Reproduce the data exactly and drop any pictures it holds.

-=-=-

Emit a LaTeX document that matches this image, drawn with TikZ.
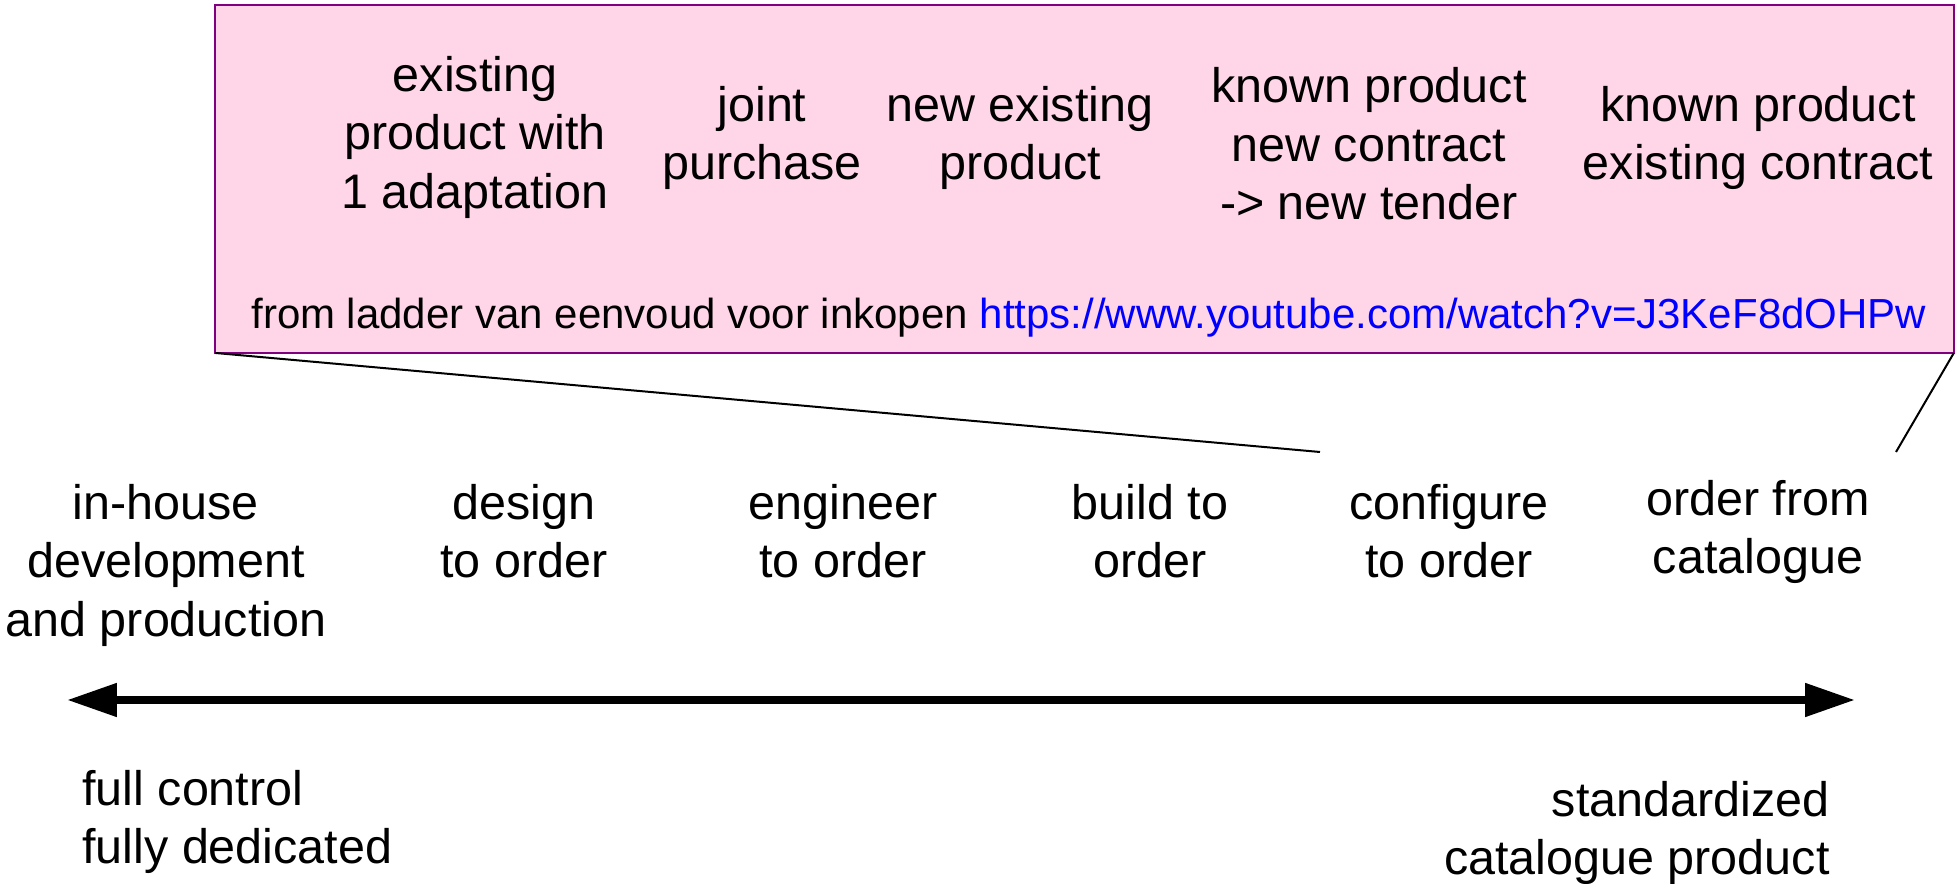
\documentclass[tikz,border=0pt]{standalone}
\usepackage{fontspec}
\setmainfont{Liberation Sans}
\usetikzlibrary{arrows.meta}
\definecolor{boxpink}{RGB}{255,214,232}
\definecolor{boxpurple}{RGB}{128,0,128}
\definecolor{linkblue}{RGB}{0,0,255}
\tikzset{
  lbl/.style={align=center, inner sep=0pt, font=\fontsize{27.6}{33.3}\selectfont},
  srclbl/.style={anchor=west, inner sep=0pt, font=\fontsize{23.9}{28.7}\selectfont},
  quote/.style={draw=boxpurple, fill=boxpink, line width=0.04cm, outer sep=0pt, inner sep=0pt, minimum width=34.78cm, minimum height=6.96cm},
  link/.style={line width=0.04cm},
  scalearrow/.style={line width=0.16cm, {Triangle[length=1cm,width=0.64cm]}-{Triangle[length=1cm,width=0.64cm]}},
}
\begin{document}
\begin{tikzpicture}[x=0.02cm, y=-0.02cm]
\useasboundingbox (0,0) rectangle (1955,884);
% source box
\node[quote] (src) at (1084.5,179){};
\node[lbl] (adapt) at (475,137){existing\\product with\\1 adaptation};
\node[lbl] (joint) at (762,138){joint\\purchase};
\node[lbl] (newex) at (1020,138){new existing\\product};
\node[lbl] (tender) at (1369,144){known product\\new contract\\-> new tender};
\node[lbl] (contract) at (1758,138){known product\\existing contract};
\node[srclbl] (ref) at (251,318){from ladder van eenvoud voor inkopen \textcolor{linkblue}{https://www.youtube.com/watch?v=J3KeF8dOHPw}};
% ladder
\node[lbl] (inhouse) at (166,565){in-house\\development\\and production};
\node[lbl] (dto) at (524,531){design\\to order};
\node[lbl] (eto) at (843,531){engineer\\to order};
\node[lbl] (bto) at (1150,531){build to\\order};
\node[lbl] (cto) at (1449,531){configure\\to order};
\node[lbl] (cat) at (1758,532){order from\\catalogue};
\coordinate (zoomL) at (1320,452);
\coordinate (zoomR) at (1896,452);
\draw[link] (src.south west) -- (zoomL);
\draw[link] (src.south east) -- (zoomR);
% scale
\coordinate (endL) at (67,700);
\coordinate (endR) at (1855,700);
\draw[scalearrow] (endL) -- (endR);
\node[lbl, align=left, anchor=west] (full) at (82,822){full control\\fully dedicated};
\node[lbl, align=right, anchor=east] (std) at (1830,833){standardized\\catalogue product};
\end{tikzpicture}
\end{document}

-=-=-

SOLUTION ::
Emit a LaTeX document that matches this image, drawn with TikZ.
\documentclass[tikz,border=0pt]{standalone}
\usepackage{fontspec}
\setmainfont{Liberation Sans}
\usetikzlibrary{arrows.meta}
\definecolor{boxpink}{RGB}{255,214,232}
\definecolor{boxpurple}{RGB}{128,0,128}
\definecolor{linkblue}{RGB}{0,0,255}
\tikzset{
  lbl/.style={align=center, inner sep=0pt, font=\fontsize{27.6}{33.3}\selectfont},
  srclbl/.style={anchor=west, inner sep=0pt, font=\fontsize{23.9}{28.7}\selectfont},
  quote/.style={draw=boxpurple, fill=boxpink, line width=0.04cm, outer sep=0pt, inner sep=0pt, minimum width=34.78cm, minimum height=6.96cm},
  link/.style={line width=0.04cm},
  scalearrow/.style={line width=0.16cm, {Triangle[length=1cm,width=0.64cm]}-{Triangle[length=1cm,width=0.64cm]}},
}
\begin{document}
\begin{tikzpicture}[x=0.02cm, y=-0.02cm]
\useasboundingbox (0,0) rectangle (1955,884);
% source box
\node[quote] (src) at (1084.5,179){};
\node[lbl] (adapt) at (475,137){existing\\product with\\1 adaptation};
\node[lbl] (joint) at (762,138){joint\\purchase};
\node[lbl] (newex) at (1020,138){new existing\\product};
\node[lbl] (tender) at (1369,144){known product\\new contract\\-> new tender};
\node[lbl] (contract) at (1758,138){known product\\existing contract};
\node[srclbl] (ref) at (251,318){from ladder van eenvoud voor inkopen \textcolor{linkblue}{https://www.youtube.com/watch?v=J3KeF8dOHPw}};
% ladder
\node[lbl] (inhouse) at (166,565){in-house\\development\\and production};
\node[lbl] (dto) at (524,531){design\\to order};
\node[lbl] (eto) at (843,531){engineer\\to order};
\node[lbl] (bto) at (1150,531){build to\\order};
\node[lbl] (cto) at (1449,531){configure\\to order};
\node[lbl] (cat) at (1758,532){order from\\catalogue};
\coordinate (zoomL) at (1320,452);
\coordinate (zoomR) at (1896,452);
\draw[link] (src.south west) -- (zoomL);
\draw[link] (src.south east) -- (zoomR);
% scale
\coordinate (endL) at (67,700);
\coordinate (endR) at (1855,700);
\draw[scalearrow] (endL) -- (endR);
\node[lbl, align=left, anchor=west] (full) at (82,822){full control\\fully dedicated};
\node[lbl, align=right, anchor=east] (std) at (1830,833){standardized\\catalogue product};
\end{tikzpicture}
\end{document}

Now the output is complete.